[AIM OF THE TASK]:
Only the lines from the start of the data below through the line that contains "return px / W" are to be copied, exactly and without pictures.

[RAW DATA]:
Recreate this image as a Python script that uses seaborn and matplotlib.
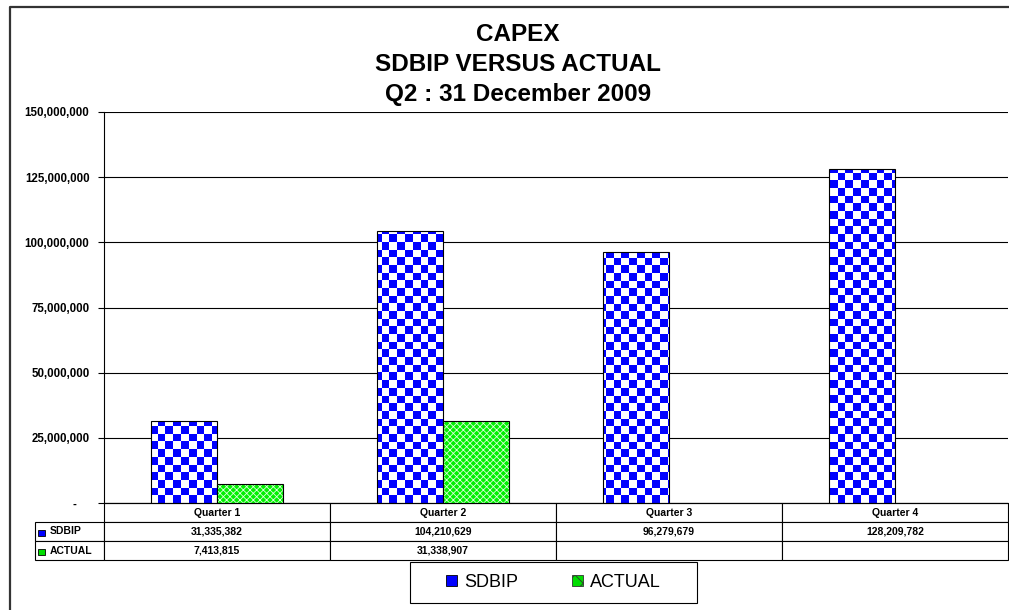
import numpy as np
import pandas as pd
import matplotlib.pyplot as plt
import seaborn as sns
from matplotlib.colors import ListedColormap
from matplotlib.patches import Rectangle, Patch
from matplotlib.lines import Line2D

# chart data
quarters = ['Quarter 1', 'Quarter 2', 'Quarter 3', 'Quarter 4']
series = ['SDBIP', 'ACTUAL']
sdbip = [31335382, 104210629, 96279679, 128209782]
actual = [7413815, 31338907, np.nan, np.nan]
yticks = [0, 25000000, 50000000, 75000000, 100000000, 125000000, 150000000]
title_lines = ['CAPEX', 'SDBIP VERSUS ACTUAL', 'Q2 : 31 December 2009']

sns.set_style('white')
plt.rcParams['font.family'] = ['Liberation Sans', 'DejaVu Sans']
plt.rcParams['hatch.linewidth'] = 0.6
for k in ['text.color', 'axes.labelcolor', 'xtick.color', 'ytick.color']:
    plt.rcParams[k] = 'black'

W, H = 1009, 610
fig = plt.figure(figsize=(W / 100, H / 100), dpi=100)


def fx(px):
    return px / W


def fy(py):
    return 1 - py / H


ax = fig.add_axes([fx(104), fy(503), fx(1008) - fx(104), fy(112) - fy(503)])

df = pd.DataFrame({
    'quarter': quarters * 2,
    'series': ['SDBIP'] * 4 + ['ACTUAL'] * 4,
    'value': sdbip + actual,
})
sns.barplot(data=df, x='quarter', y='value', hue='series', order=quarters,
            hue_order=series, width=0.58, errorbar=None, legend=False,
            palette={'SDBIP': '#0000ff', 'ACTUAL': '#00ff00'}, ax=ax)

# checkerboard fill for the SDBIP bars
checks = np.indices((51, 117)).sum(axis=0) % 2
cmap = ListedColormap(['white', '#0000ff'])
for bar in ax.containers[0]:
    if np.isnan(bar.get_height()):
        continue
    bar.set_facecolor('none')
    bar.set_edgecolor('black')
    bar.set_linewidth(0.8)
    bar.set_zorder(3)
    im = ax.imshow(checks, cmap=cmap, extent=[0, 1, 0, 1], transform=ax.transAxes,
                   aspect='auto', interpolation='nearest', zorder=2)
    im.set_clip_path(bar)

# cross hatched green for ACTUAL
for bar in ax.containers[1]:
    if np.isnan(bar.get_height()):
        continue
    bar.set_facecolor('#00f000')
    bar.set_edgecolor('#d8ffd8')
    bar.set_hatch('xxxxx')
    bar.set_linewidth(0)
    bar.set_zorder(3)
    ax.add_patch(Rectangle(bar.get_xy(), bar.get_width(), bar.get_height(),
                           fill=False, edgecolor='black', lw=0.8, zorder=4))

ax.set_xlim(-0.5, 3.5)
ax.set_ylim(0, 150000000)
ax.set_yticks(yticks)
ax.set_yticklabels([f'{v:,.0f}' if v else '-    ' for v in yticks],
                   fontsize=8.3, fontweight='bold')
ax.tick_params(axis='y', left=True, length=4, width=0.8, pad=6.5, color='black')
ax.tick_params(axis='x', bottom=False, labelbottom=False)
ax.set_xlabel('')
ax.set_ylabel('')
ax.grid(axis='y', color='black', lw=0.8)
ax.set_axisbelow(True)
for s in ['top', 'right']:
    ax.spines[s].set_visible(False)
for s in ['left', 'bottom']:
    ax.spines[s].set_color('black')
    ax.spines[s].set_linewidth(0.8)

# data table under the chart
rows = [['SDBIP'] + [f'{v:,.0f}' for v in sdbip],
        ['ACTUAL'] + ['' if np.isnan(v) else f'{v:,.0f}' for v in actual]]
tab = ax.table(cellText=rows, colLabels=[''] + quarters, cellLoc='center',
               colWidths=[69 / 973] + [226 / 973] * 4,
               bbox=[(35 - 104) / 904, -57 / 391, 973 / 904, 57 / 391])
tab.auto_set_font_size(False)
tab.set_fontsize(7.5)
for (r, c), cell in tab.get_celld().items():
    cell.set_linewidth(0.8)
    cell.get_text().set_fontweight('bold')
    if c == 0:
        cell.get_text().set_ha('left')
        cell.PAD = 15 / 69
        if r == 0:
            cell.visible_edges = ''


def fig_rect(x0, y0, x1, y1, **kw):
    fig.add_artist(Rectangle((fx(x0), fy(y1)), fx(x1) - fx(x0), fy(y0) - fy(y1),
                             transform=fig.transFigure, **kw))


fig_rect(38, 530, 45, 536, facecolor='#0000ff', edgecolor='black', lw=0.6)
fig_rect(38, 549, 45, 555, facecolor='#00dd00', edgecolor='black', lw=0.6)

# title
for line, base in zip(title_lines, [41, 71, 101]):
    fig.text(fx(518), fy(base), line, ha='center', va='baseline',
             fontsize=17.5, fontweight='bold')

# legend with a plain box
handles = [Patch(facecolor='#0000ff', edgecolor='black', lw=0.6),
           Patch(facecolor='#00dd00', edgecolor='#333333', hatch='xx', lw=0.6)]
fig.legend(handles, series, ncol=2, loc='center', frameon=False,
           bbox_to_anchor=(fx(553.5), fy(582.5)), bbox_transform=fig.transFigure,
           fontsize=13, handlelength=0.6, handleheight=0.6,
           handletextpad=0.4, columnspacing=3.0)
fig_rect(410, 562, 697, 603, fill=False, edgecolor='black', lw=0.8)

# outer chart border
fig.add_artist(Line2D([fx(10), fx(10), 1.0], [0, fy(7), fy(7)],
                      transform=fig.transFigure, color='#333333', lw=1.6))

fig.savefig('out.png', dpi=100)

[RESULT]:
Recreate this image as a Python script that uses seaborn and matplotlib.
import numpy as np
import pandas as pd
import matplotlib.pyplot as plt
import seaborn as sns
from matplotlib.colors import ListedColormap
from matplotlib.patches import Rectangle, Patch
from matplotlib.lines import Line2D

# chart data
quarters = ['Quarter 1', 'Quarter 2', 'Quarter 3', 'Quarter 4']
series = ['SDBIP', 'ACTUAL']
sdbip = [31335382, 104210629, 96279679, 128209782]
actual = [7413815, 31338907, np.nan, np.nan]
yticks = [0, 25000000, 50000000, 75000000, 100000000, 125000000, 150000000]
title_lines = ['CAPEX', 'SDBIP VERSUS ACTUAL', 'Q2 : 31 December 2009']

sns.set_style('white')
plt.rcParams['font.family'] = ['Liberation Sans', 'DejaVu Sans']
plt.rcParams['hatch.linewidth'] = 0.6
for k in ['text.color', 'axes.labelcolor', 'xtick.color', 'ytick.color']:
    plt.rcParams[k] = 'black'

W, H = 1009, 610
fig = plt.figure(figsize=(W / 100, H / 100), dpi=100)


def fx(px):
    return px / W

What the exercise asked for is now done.